Directive
Return all of the data exactly, with nothing left out but the pictures.

Data provided
'''
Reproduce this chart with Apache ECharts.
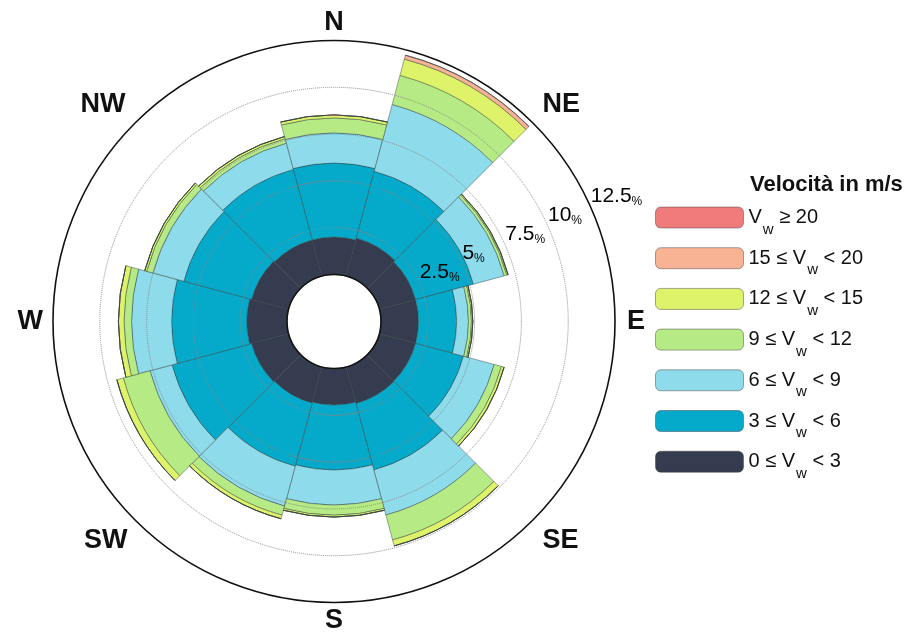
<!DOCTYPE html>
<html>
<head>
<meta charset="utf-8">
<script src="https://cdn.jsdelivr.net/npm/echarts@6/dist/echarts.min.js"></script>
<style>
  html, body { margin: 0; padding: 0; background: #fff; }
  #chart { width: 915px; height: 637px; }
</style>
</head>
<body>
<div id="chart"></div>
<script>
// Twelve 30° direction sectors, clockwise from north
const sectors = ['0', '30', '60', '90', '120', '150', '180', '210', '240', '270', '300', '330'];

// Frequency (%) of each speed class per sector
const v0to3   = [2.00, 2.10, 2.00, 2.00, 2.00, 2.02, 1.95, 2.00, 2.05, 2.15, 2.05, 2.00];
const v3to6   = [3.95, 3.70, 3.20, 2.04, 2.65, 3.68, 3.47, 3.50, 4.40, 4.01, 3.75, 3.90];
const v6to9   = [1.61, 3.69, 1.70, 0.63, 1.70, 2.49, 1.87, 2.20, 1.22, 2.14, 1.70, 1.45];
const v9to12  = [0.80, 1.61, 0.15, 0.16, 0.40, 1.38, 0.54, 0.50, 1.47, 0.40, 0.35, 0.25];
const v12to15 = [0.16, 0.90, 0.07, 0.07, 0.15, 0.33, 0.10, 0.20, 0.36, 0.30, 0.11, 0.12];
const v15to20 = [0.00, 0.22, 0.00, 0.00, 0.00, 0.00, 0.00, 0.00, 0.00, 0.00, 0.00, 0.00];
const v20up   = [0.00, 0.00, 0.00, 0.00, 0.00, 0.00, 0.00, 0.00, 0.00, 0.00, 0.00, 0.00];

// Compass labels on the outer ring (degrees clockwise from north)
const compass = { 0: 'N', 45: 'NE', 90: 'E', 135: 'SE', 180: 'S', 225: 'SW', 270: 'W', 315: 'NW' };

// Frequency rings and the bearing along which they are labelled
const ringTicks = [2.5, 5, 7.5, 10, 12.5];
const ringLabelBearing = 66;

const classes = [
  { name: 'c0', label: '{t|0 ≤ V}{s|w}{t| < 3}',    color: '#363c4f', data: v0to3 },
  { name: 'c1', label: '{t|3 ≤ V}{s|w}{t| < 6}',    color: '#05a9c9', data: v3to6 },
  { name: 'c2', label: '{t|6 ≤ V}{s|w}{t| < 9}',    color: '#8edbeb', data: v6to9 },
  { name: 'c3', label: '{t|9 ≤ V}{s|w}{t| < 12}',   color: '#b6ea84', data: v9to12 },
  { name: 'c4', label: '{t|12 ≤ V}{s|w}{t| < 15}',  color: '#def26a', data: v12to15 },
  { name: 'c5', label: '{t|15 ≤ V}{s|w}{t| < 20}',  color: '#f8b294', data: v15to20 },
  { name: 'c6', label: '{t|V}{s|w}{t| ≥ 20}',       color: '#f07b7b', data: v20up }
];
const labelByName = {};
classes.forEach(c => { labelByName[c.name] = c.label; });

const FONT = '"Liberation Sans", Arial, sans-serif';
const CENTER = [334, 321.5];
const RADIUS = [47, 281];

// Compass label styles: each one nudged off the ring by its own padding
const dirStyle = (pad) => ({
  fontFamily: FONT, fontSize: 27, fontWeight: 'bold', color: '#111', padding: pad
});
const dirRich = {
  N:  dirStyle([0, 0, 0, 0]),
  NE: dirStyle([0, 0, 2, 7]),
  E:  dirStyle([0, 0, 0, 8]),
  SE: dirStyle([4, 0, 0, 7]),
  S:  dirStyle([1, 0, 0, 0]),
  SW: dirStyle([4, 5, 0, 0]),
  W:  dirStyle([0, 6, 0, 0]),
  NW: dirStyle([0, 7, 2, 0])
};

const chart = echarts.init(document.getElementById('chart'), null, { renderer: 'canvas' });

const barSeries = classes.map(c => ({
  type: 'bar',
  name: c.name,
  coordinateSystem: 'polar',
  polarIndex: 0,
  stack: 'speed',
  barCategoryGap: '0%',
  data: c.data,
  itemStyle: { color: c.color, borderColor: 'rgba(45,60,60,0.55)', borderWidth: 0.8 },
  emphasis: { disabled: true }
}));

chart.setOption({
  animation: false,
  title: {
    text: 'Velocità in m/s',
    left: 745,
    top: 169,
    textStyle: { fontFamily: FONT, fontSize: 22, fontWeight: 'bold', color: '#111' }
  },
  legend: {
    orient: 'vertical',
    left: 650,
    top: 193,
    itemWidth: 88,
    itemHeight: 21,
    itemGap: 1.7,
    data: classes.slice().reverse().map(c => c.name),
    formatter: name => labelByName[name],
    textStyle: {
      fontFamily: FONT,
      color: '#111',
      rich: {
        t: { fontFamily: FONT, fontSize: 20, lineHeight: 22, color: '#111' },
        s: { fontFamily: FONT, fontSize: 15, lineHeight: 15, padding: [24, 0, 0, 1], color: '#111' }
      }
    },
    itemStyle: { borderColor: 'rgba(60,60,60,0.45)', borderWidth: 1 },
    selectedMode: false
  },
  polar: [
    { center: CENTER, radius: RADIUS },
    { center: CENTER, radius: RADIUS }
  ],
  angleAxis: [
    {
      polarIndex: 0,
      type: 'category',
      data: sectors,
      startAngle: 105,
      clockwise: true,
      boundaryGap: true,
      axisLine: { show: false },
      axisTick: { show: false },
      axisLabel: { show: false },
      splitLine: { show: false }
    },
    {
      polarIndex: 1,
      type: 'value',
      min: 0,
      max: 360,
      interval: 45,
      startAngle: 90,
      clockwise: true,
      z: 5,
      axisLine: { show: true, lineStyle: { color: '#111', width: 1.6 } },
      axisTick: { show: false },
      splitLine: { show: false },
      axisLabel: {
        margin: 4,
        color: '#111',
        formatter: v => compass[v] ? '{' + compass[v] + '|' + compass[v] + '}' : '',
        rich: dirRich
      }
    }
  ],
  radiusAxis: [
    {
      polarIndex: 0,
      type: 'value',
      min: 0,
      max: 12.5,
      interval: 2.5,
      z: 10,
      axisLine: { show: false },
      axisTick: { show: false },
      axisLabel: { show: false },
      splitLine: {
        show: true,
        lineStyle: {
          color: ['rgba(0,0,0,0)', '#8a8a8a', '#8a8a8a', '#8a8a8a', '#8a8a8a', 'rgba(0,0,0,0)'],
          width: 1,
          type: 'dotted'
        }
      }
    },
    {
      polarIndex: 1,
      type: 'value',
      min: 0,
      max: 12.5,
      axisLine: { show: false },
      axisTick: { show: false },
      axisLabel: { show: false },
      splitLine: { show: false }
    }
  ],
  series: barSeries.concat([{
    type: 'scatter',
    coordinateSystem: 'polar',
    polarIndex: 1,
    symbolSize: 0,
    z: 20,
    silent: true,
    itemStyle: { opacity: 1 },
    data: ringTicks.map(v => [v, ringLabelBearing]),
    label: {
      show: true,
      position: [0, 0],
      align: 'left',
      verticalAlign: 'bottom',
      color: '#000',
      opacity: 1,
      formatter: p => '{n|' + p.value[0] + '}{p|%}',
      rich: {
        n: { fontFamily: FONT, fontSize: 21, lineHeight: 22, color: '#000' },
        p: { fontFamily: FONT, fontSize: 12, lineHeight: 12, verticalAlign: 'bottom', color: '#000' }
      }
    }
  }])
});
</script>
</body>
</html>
'''
Full solution
Reproduce this chart with Apache ECharts.
<!DOCTYPE html>
<html>
<head>
<meta charset="utf-8">
<script src="https://cdn.jsdelivr.net/npm/echarts@6/dist/echarts.min.js"></script>
<style>
  html, body { margin: 0; padding: 0; background: #fff; }
  #chart { width: 915px; height: 637px; }
</style>
</head>
<body>
<div id="chart"></div>
<script>
// Twelve 30° direction sectors, clockwise from north
const sectors = ['0', '30', '60', '90', '120', '150', '180', '210', '240', '270', '300', '330'];

// Frequency (%) of each speed class per sector
const v0to3   = [2.00, 2.10, 2.00, 2.00, 2.00, 2.02, 1.95, 2.00, 2.05, 2.15, 2.05, 2.00];
const v3to6   = [3.95, 3.70, 3.20, 2.04, 2.65, 3.68, 3.47, 3.50, 4.40, 4.01, 3.75, 3.90];
const v6to9   = [1.61, 3.69, 1.70, 0.63, 1.70, 2.49, 1.87, 2.20, 1.22, 2.14, 1.70, 1.45];
const v9to12  = [0.80, 1.61, 0.15, 0.16, 0.40, 1.38, 0.54, 0.50, 1.47, 0.40, 0.35, 0.25];
const v12to15 = [0.16, 0.90, 0.07, 0.07, 0.15, 0.33, 0.10, 0.20, 0.36, 0.30, 0.11, 0.12];
const v15to20 = [0.00, 0.22, 0.00, 0.00, 0.00, 0.00, 0.00, 0.00, 0.00, 0.00, 0.00, 0.00];
const v20up   = [0.00, 0.00, 0.00, 0.00, 0.00, 0.00, 0.00, 0.00, 0.00, 0.00, 0.00, 0.00];

// Compass labels on the outer ring (degrees clockwise from north)
const compass = { 0: 'N', 45: 'NE', 90: 'E', 135: 'SE', 180: 'S', 225: 'SW', 270: 'W', 315: 'NW' };

// Frequency rings and the bearing along which they are labelled
const ringTicks = [2.5, 5, 7.5, 10, 12.5];
const ringLabelBearing = 66;

const classes = [
  { name: 'c0', label: '{t|0 ≤ V}{s|w}{t| < 3}',    color: '#363c4f', data: v0to3 },
  { name: 'c1', label: '{t|3 ≤ V}{s|w}{t| < 6}',    color: '#05a9c9', data: v3to6 },
  { name: 'c2', label: '{t|6 ≤ V}{s|w}{t| < 9}',    color: '#8edbeb', data: v6to9 },
  { name: 'c3', label: '{t|9 ≤ V}{s|w}{t| < 12}',   color: '#b6ea84', data: v9to12 },
  { name: 'c4', label: '{t|12 ≤ V}{s|w}{t| < 15}',  color: '#def26a', data: v12to15 },
  { name: 'c5', label: '{t|15 ≤ V}{s|w}{t| < 20}',  color: '#f8b294', data: v15to20 },
  { name: 'c6', label: '{t|V}{s|w}{t| ≥ 20}',       color: '#f07b7b', data: v20up }
];
const labelByName = {};
classes.forEach(c => { labelByName[c.name] = c.label; });

const FONT = '"Liberation Sans", Arial, sans-serif';
const CENTER = [334, 321.5];
const RADIUS = [47, 281];

// Compass label styles: each one nudged off the ring by its own padding
const dirStyle = (pad) => ({
  fontFamily: FONT, fontSize: 27, fontWeight: 'bold', color: '#111', padding: pad
});
const dirRich = {
  N:  dirStyle([0, 0, 0, 0]),
  NE: dirStyle([0, 0, 2, 7]),
  E:  dirStyle([0, 0, 0, 8]),
  SE: dirStyle([4, 0, 0, 7]),
  S:  dirStyle([1, 0, 0, 0]),
  SW: dirStyle([4, 5, 0, 0]),
  W:  dirStyle([0, 6, 0, 0]),
  NW: dirStyle([0, 7, 2, 0])
};

const chart = echarts.init(document.getElementById('chart'), null, { renderer: 'canvas' });

const barSeries = classes.map(c => ({
  type: 'bar',
  name: c.name,
  coordinateSystem: 'polar',
  polarIndex: 0,
  stack: 'speed',
  barCategoryGap: '0%',
  data: c.data,
  itemStyle: { color: c.color, borderColor: 'rgba(45,60,60,0.55)', borderWidth: 0.8 },
  emphasis: { disabled: true }
}));

chart.setOption({
  animation: false,
  title: {
    text: 'Velocità in m/s',
    left: 745,
    top: 169,
    textStyle: { fontFamily: FONT, fontSize: 22, fontWeight: 'bold', color: '#111' }
  },
  legend: {
    orient: 'vertical',
    left: 650,
    top: 193,
    itemWidth: 88,
    itemHeight: 21,
    itemGap: 1.7,
    data: classes.slice().reverse().map(c => c.name),
    formatter: name => labelByName[name],
    textStyle: {
      fontFamily: FONT,
      color: '#111',
      rich: {
        t: { fontFamily: FONT, fontSize: 20, lineHeight: 22, color: '#111' },
        s: { fontFamily: FONT, fontSize: 15, lineHeight: 15, padding: [24, 0, 0, 1], color: '#111' }
      }
    },
    itemStyle: { borderColor: 'rgba(60,60,60,0.45)', borderWidth: 1 },
    selectedMode: false
  },
  polar: [
    { center: CENTER, radius: RADIUS },
    { center: CENTER, radius: RADIUS }
  ],
  angleAxis: [
    {
      polarIndex: 0,
      type: 'category',
      data: sectors,
      startAngle: 105,
      clockwise: true,
      boundaryGap: true,
      axisLine: { show: false },
      axisTick: { show: false },
      axisLabel: { show: false },
      splitLine: { show: false }
    },
    {
      polarIndex: 1,
      type: 'value',
      min: 0,
      max: 360,
      interval: 45,
      startAngle: 90,
      clockwise: true,
      z: 5,
      axisLine: { show: true, lineStyle: { color: '#111', width: 1.6 } },
      axisTick: { show: false },
      splitLine: { show: false },
      axisLabel: {
        margin: 4,
        color: '#111',
        formatter: v => compass[v] ? '{' + compass[v] + '|' + compass[v] + '}' : '',
        rich: dirRich
      }
    }
  ],
  radiusAxis: [
    {
      polarIndex: 0,
      type: 'value',
      min: 0,
      max: 12.5,
      interval: 2.5,
      z: 10,
      axisLine: { show: false },
      axisTick: { show: false },
      axisLabel: { show: false },
      splitLine: {
        show: true,
        lineStyle: {
          color: ['rgba(0,0,0,0)', '#8a8a8a', '#8a8a8a', '#8a8a8a', '#8a8a8a', 'rgba(0,0,0,0)'],
          width: 1,
          type: 'dotted'
        }
      }
    },
    {
      polarIndex: 1,
      type: 'value',
      min: 0,
      max: 12.5,
      axisLine: { show: false },
      axisTick: { show: false },
      axisLabel: { show: false },
      splitLine: { show: false }
    }
  ],
  series: barSeries.concat([{
    type: 'scatter',
    coordinateSystem: 'polar',
    polarIndex: 1,
    symbolSize: 0,
    z: 20,
    silent: true,
    itemStyle: { opacity: 1 },
    data: ringTicks.map(v => [v, ringLabelBearing]),
    label: {
      show: true,
      position: [0, 0],
      align: 'left',
      verticalAlign: 'bottom',
      color: '#000',
      opacity: 1,
      formatter: p => '{n|' + p.value[0] + '}{p|%}',
      rich: {
        n: { fontFamily: FONT, fontSize: 21, lineHeight: 22, color: '#000' },
        p: { fontFamily: FONT, fontSize: 12, lineHeight: 12, verticalAlign: 'bottom', color: '#000' }
      }
    }
  }])
});
</script>
</body>
</html>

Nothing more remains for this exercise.